Returning to our story from Luke, all ten lepers asked for Jesus’ mercy and healing; but it was the Samaritan leper who was the only one to return to Jesus - to give thanks to Jesus and to give praise to God. The Samaritan didn’t go to the temple, as the other nine did, to present himself to the priests (to go through the elaborate ritual for lepers to be declared clean, which is set out in the Book of Leviticus), but he turns round spontaneously and returns to Jesus, full of thanks and praise. He recognised that the restoring power of God is revealed in Jesus. He recognised that cleansing must reach more deeply than the surface of his skin. He returns to the source of his healing – to Jesus, the redeemer, the restorer.

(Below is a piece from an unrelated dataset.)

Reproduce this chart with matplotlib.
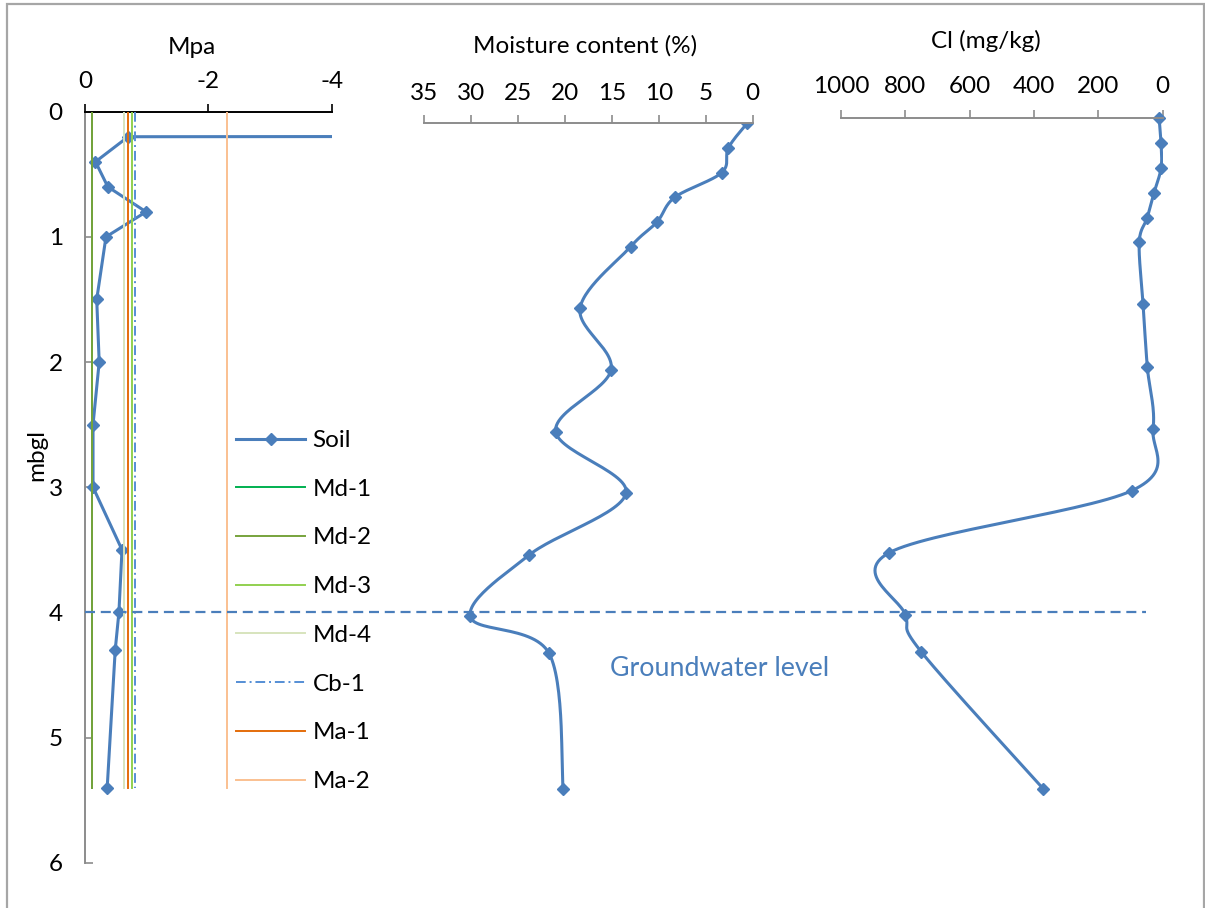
import numpy as np
import matplotlib
matplotlib.use("Agg")
import matplotlib.pyplot as plt
from matplotlib.patches import Rectangle

plt.rcParams["font.family"] = ["Lato", "DejaVu Sans"]

# ── Datos del perfil ────────────────────────────────────────
# potencial matricial del suelo (MPa) por profundidad (m bajo el terreno)
soil_depth = [0.0, 0.2, 0.4, 0.6, 0.8, 1.0, 1.5, 2.0, 2.5, 3.0, 3.5, 4.0, 4.3, 5.4]
soil_mpa = [-500, -0.70, -0.17, -0.37, -0.99, -0.34, -0.19, -0.23, -0.13,
            -0.13, -0.60, -0.55, -0.49, -0.36]

# potencial de las plantas (líneas verticales hasta 5.4 m)
plant_names = ["Md-1", "Md-2", "Md-3", "Md-4", "Cb-1", "Ma-1", "Ma-2"]
plant_mpa = [-0.12, -0.12, -0.77, -0.63, -0.81, -0.70, -2.30]
plant_depth = [0.0, 5.4]

# humedad y cloruros
lab_depth = [0.0, 0.2, 0.4, 0.6, 0.8, 1.0, 1.5, 2.0, 2.5, 3.0, 3.5, 4.0, 4.3, 5.4]
moisture = [0.6, 2.6, 3.3, 8.3, 10.2, 13.0, 18.4, 15.1, 21.0, 13.5, 23.8, 30.1, 21.7, 20.2]
chloride = [11, 5, 5, 27, 48, 73, 61, 48, 30, 96, 850, 800, 750, 372]

gw_depth = 4.0

AZUL = "#4A7EBB"
GRIS = "#8C8C8C"
plant_style = {
    "Md-1": dict(color="#00B050", ls="-"),
    "Md-2": dict(color="#77A33C", ls="-"),
    "Md-3": dict(color="#92D050", ls="-"),
    "Md-4": dict(color="#D7E4BD", ls="-"),
    "Cb-1": dict(color="#558ED5", ls=(0, (5, 2, 1, 2))),
    "Ma-1": dict(color="#E46C0A", ls="-"),
    "Ma-2": dict(color="#FAC090", ls="-"),
}

W, H = 1205, 908
FS = 17.5


def px_axes(x0, y0, x1, y1):
    """Crea unos ejes a partir de coordenadas en píxeles (origen arriba)."""
    return fig.add_axes([x0 / W, 1 - y1 / H, (x1 - x0) / W, (y1 - y0) / H])


def suavizar(x, y, n=30):
    """Curva suavizada tipo Excel (Bezier con tangentes Catmull-Rom)."""
    p = np.column_stack([x, y]).astype(float)
    ext = np.vstack([p[0], p, p[-1]])
    out = []
    for i in range(len(p) - 1):
        p0, p1, p2, p3 = ext[i], ext[i + 1], ext[i + 2], ext[i + 3]
        c1 = p1 + (p2 - p0) / 6
        c2 = p2 - (p3 - p1) / 6
        t = np.linspace(0, 1, n)[:, None]
        seg = ((1 - t) ** 3) * p1 + 3 * ((1 - t) ** 2) * t * c1 \
            + 3 * (1 - t) * t ** 2 * c2 + t ** 3 * p2
        out.append(seg if i == 0 else seg[1:])
    out = np.vstack(out)
    return out[:, 0], out[:, 1]


fig = plt.figure(figsize=(W / 100, H / 100), dpi=100)

# ── Panel 1: potencial (MPa) ────────────────────────────────
ax = px_axes(85, 111.7, 331.7, 862.7)
ax.plot(soil_mpa, soil_depth, color=AZUL, lw=2.2, marker="D", ms=6.5,
        mfc=AZUL, mec=AZUL, label="Soil", zorder=2)
for name, val in zip(plant_names, plant_mpa):
    st = plant_style[name]
    ax.plot([val, val], plant_depth, color=st["color"], ls=st["ls"],
            lw=1.4, label=name, zorder=3)
ax.plot([0, -17.2], [gw_depth, gw_depth], color=AZUL, lw=1.6,
        dashes=(4.5, 2.6), clip_on=False, zorder=4)

ax.set_xlim(0, -4)
ax.set_ylim(6, 0)
ax.xaxis.tick_top()
ax.xaxis.set_label_position("top")
ax.set_xticks([0, -2, -4])
ax.set_xticklabels(["0", "-2", "-4"])
ax.set_yticks(range(7))
ax.tick_params(axis="x", direction="out", length=6, width=1.2, pad=8,
               labelsize=FS, colors="black")
ax.tick_params(axis="y", direction="in", length=6, width=1.2, pad=16,
               labelsize=FS, color=GRIS)
for s in ["right", "bottom"]:
    ax.spines[s].set_visible(False)
ax.spines["top"].set_color("black")
ax.spines["top"].set_linewidth(1.4)
ax.spines["left"].set_color(GRIS)
ax.spines["left"].set_linewidth(1.4)
ax.set_xlabel("Mpa", fontsize=FS)
ax.xaxis.set_label_coords((192 - 85) / 246.7, 1 + (111.7 - 48) / 751)
ax.xaxis.label.set_va("center")
ax.set_ylabel("mbgl", fontsize=FS)
ax.yaxis.set_label_coords((37 - 85) / 246.7, 1 - (455 - 111.7) / 751)
ax.yaxis.label.set_va("center")
ax.patch.set_visible(False)

leg = ax.legend(loc="upper left", bbox_to_anchor=(236 / W, 1 - 430 / H),
                bbox_transform=fig.transFigure, frameon=False, fontsize=FS,
                handlelength=2.85, handletextpad=0.3, labelspacing=1.14,
                borderpad=0, borderaxespad=0)

# ── Panel 2: humedad ────────────────────────────────────────
ax_m = px_axes(424.3, 123.3, 752.7, 863)
xm, ym = suavizar(moisture, lab_depth)
ax_m.plot(xm, ym, color=AZUL, lw=2.2)
ax_m.plot(moisture, lab_depth, ls="none", marker="D", ms=6.5, mfc=AZUL, mec=AZUL)
ax_m.set_xlim(35, 0)
ax_m.set_ylim(6, 0)
ax_m.set_xticks(range(0, 40, 5))
ax_m.xaxis.tick_top()
ax_m.xaxis.set_label_position("top")
ax_m.set_yticks([])
ax_m.tick_params(axis="x", direction="out", length=6, width=1.2, pad=8,
                 labelsize=FS, color=GRIS)
for s in ["left", "right", "bottom"]:
    ax_m.spines[s].set_visible(False)
ax_m.spines["top"].set_color(GRIS)
ax_m.spines["top"].set_linewidth(1.4)
ax_m.set_xlabel("Moisture content (%)", fontsize=FS)
ax_m.xaxis.set_label_coords((585 - 424.3) / 328.4, 1 + (123.3 - 46) / 739.7)
ax_m.xaxis.label.set_va("center")
ax_m.patch.set_visible(False)

# ── Panel 3: cloruros ───────────────────────────────────────
ax_c = px_axes(841, 118.3, 1162.7, 863)
xc, yc = suavizar(chloride, lab_depth)
ax_c.plot(xc, yc, color=AZUL, lw=2.2)
ax_c.plot(chloride, lab_depth, ls="none", marker="D", ms=6.5, mfc=AZUL, mec=AZUL,
          clip_on=False)
ax_c.set_xlim(1000, 0)
ax_c.set_ylim(6, 0)
ax_c.set_xticks(range(0, 1200, 200))
ax_c.xaxis.tick_top()
ax_c.xaxis.set_label_position("top")
ax_c.set_yticks([])
ax_c.tick_params(axis="x", direction="out", length=6, width=1.2, pad=9,
                 labelsize=FS, color=GRIS)
for s in ["left", "right", "bottom"]:
    ax_c.spines[s].set_visible(False)
ax_c.spines["top"].set_color(GRIS)
ax_c.spines["top"].set_linewidth(1.4)
ax_c.set_xlabel("Cl (mg/kg)", fontsize=FS)
ax_c.xaxis.set_label_coords((986 - 841) / 321.7, 1 + (118.3 - 41) / 744.7)
ax_c.xaxis.label.set_va("center")
ax_c.patch.set_visible(False)

fig.text(720 / W, 1 - 668 / H, "Groundwater level", color=AZUL, fontsize=19.3,
         ha="center", va="center")

# marco exterior
fig.patches.append(Rectangle((7 / W, -0.01), (1204 - 7) / W, 1.01 - 4 / H,
                             transform=fig.transFigure, fill=False,
                             edgecolor="#A6A6A6", lw=1.6))

fig.savefig("out.png", dpi=100, facecolor="white")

We have here a wonderful picture of the gracious initiative of God, held in tandem with our faithful response. Only the one who gratefully returns to the source of grace in Jesus makes an appropriate response to the healing mercy of God expressed in the ministry of Jesus – and this response is an act of thanksgiving.
In Christian prayer, thanksgiving, adoration, praise and blessing are intimately related. In the Hebrew Bible thanksgiving and praise are often one and the same. In the New Testament, thanksgiving becomes more sharply defined, and reaches its culmination in the offering and receiving of the bread and wine of the Eucharist (of Holy Communion). The word Eucharist itself means thanksgiving, and expresses our union with Christ. And so thanksgiving becomes in the New Testament the motive for the Christian’s life and conduct. It informs our whole attitude towards life’s blessings and trials, of which we read in our second lesson from Paul’s letter to Timothy. And it shapes our life of prayer.
May God give us thankful and responsive hearts, and a readiness to live and work to his praise and glory.